Bryan had used racist slurs in text messages saying he was upset that his daughter was dating a Black man. A witness testified Greg McMichael had angrily remarked on the 2015 death of civil rights activist Julian Bond: “All those Blacks are nothing but trouble.” In 2018, Travis McMichael commented on a Facebook video of a Black man playing a prank on a white person: “I’d kill that f—-ing n—-r.”
On the question of whether the streets were public, prosecutors showed 101 service tickets for work the county performed in the neighborhood, mostly dealing with ditches and drainage.
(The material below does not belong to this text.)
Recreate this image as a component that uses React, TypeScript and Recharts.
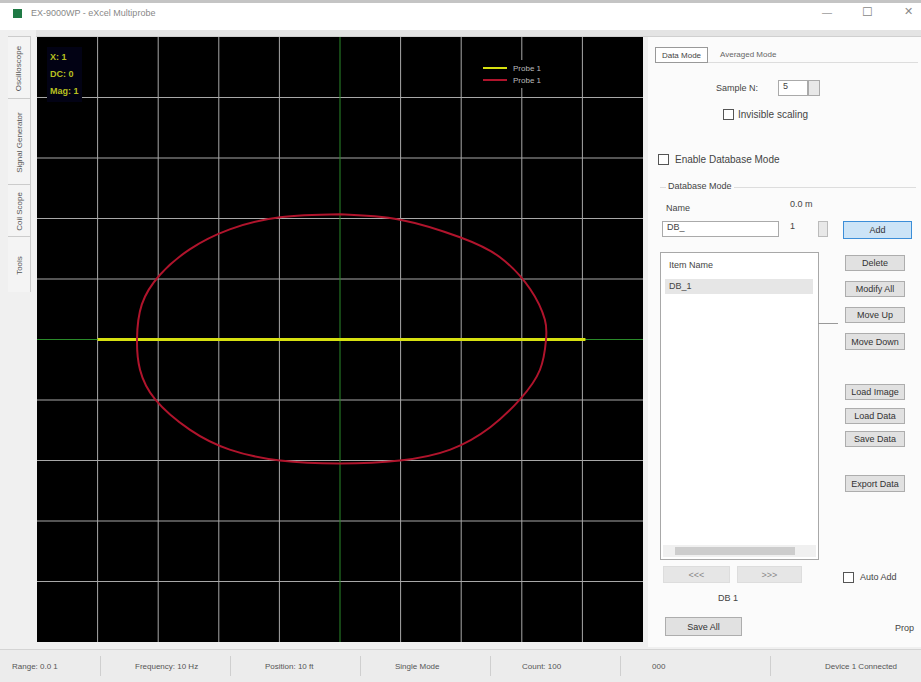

Copeland argued nothing showed the county paving or maintaining the streets except in relation to drainage repairs.
The U.S. Justice Department, which prosecuted the hate crimes case, has 30 days to file legal briefs in response to the hate crime appeals. Spokespersons for U.S. Attorney Jill Steinberg, the federal prosecutor for Georgia’s Southern District, and for the Justice Department in Washington declined comment Friday.
The 11th Circuit has not set a date to hear oral arguments in the hate crime appeals. Both McMichaels received life prison sentences in the federal case, while Bryan was sentenced to 35 years in prison. Also pending are appeals by all three men of their murder convictions in Glynn County Superior Court.